- DIRECTIONS -
Return exactly the lines that run from the beginning through the line containing "import pandas as pd", both included, and no others.

::::

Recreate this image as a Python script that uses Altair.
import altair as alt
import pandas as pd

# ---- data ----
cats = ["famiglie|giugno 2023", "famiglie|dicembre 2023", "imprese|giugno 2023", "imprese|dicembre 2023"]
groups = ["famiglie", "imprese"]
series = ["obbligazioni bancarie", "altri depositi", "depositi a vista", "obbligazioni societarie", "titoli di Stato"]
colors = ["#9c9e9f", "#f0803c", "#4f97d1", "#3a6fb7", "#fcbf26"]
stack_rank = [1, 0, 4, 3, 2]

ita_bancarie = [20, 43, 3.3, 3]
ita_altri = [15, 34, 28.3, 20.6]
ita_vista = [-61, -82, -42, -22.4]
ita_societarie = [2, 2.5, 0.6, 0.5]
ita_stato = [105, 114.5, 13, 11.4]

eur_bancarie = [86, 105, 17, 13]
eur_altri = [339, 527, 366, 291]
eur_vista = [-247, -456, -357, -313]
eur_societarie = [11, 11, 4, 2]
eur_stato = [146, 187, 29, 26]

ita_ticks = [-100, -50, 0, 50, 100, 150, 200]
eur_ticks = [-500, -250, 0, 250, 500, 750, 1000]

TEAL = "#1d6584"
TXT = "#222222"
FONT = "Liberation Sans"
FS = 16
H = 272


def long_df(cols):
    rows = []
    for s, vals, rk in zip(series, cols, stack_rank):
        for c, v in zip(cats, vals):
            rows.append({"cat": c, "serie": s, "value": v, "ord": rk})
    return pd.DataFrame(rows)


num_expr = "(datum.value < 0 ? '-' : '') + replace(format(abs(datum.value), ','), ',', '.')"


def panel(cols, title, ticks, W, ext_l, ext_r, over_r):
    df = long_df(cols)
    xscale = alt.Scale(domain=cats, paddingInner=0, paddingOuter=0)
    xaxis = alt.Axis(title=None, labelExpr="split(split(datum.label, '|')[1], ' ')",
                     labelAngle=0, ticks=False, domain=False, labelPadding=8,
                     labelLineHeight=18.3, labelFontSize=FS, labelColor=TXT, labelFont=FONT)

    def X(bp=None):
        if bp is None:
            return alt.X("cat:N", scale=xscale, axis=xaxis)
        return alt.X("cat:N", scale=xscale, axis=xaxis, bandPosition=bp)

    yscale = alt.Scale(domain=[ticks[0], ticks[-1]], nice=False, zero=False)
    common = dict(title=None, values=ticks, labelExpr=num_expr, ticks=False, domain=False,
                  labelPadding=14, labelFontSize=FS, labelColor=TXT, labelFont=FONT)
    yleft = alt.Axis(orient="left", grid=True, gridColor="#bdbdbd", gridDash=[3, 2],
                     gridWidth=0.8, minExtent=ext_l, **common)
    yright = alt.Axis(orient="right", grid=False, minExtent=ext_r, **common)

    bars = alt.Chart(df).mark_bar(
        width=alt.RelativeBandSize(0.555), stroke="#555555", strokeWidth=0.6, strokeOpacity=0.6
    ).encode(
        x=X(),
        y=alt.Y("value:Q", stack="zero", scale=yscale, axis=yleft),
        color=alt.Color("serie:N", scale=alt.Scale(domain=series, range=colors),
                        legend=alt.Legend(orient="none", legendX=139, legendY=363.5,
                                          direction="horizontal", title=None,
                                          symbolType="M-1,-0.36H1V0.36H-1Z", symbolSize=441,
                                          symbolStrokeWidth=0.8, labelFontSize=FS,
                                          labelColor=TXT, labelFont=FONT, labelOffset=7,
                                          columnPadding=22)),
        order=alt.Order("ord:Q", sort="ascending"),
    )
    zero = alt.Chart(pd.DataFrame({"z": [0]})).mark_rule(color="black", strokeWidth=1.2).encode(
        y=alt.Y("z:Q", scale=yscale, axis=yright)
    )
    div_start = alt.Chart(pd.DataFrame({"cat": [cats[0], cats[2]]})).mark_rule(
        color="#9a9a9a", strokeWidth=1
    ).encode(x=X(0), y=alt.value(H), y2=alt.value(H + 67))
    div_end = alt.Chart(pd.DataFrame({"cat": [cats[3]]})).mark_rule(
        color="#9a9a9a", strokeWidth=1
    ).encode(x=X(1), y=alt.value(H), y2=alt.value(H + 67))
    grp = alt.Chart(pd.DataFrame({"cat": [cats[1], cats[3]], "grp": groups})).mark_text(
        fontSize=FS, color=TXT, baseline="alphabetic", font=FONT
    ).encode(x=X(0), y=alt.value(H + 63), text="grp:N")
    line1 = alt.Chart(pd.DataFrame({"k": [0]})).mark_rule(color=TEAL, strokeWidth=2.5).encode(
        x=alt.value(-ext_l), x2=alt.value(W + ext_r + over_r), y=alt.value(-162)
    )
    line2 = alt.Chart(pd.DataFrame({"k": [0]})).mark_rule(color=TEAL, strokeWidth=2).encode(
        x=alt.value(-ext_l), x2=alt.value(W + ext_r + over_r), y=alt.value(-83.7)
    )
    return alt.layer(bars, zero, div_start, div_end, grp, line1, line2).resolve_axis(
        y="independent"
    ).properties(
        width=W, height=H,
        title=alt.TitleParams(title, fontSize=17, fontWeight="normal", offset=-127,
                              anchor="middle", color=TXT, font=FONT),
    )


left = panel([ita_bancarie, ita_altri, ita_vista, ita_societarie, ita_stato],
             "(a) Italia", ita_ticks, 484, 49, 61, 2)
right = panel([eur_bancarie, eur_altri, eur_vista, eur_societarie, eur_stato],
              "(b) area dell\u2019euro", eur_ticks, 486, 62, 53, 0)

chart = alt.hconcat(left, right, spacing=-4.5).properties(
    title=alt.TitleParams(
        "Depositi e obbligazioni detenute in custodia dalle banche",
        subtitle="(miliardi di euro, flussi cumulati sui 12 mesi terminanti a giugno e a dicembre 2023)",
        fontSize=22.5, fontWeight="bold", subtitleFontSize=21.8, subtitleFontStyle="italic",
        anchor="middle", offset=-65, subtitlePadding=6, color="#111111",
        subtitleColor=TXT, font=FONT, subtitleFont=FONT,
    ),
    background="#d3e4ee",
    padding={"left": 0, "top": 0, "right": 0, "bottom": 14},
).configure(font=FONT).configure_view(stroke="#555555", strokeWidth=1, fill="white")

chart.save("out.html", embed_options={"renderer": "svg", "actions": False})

::::

- PROBLEM SOLUTION -
Recreate this image as a Python script that uses Altair.
import altair as alt
import pandas as pd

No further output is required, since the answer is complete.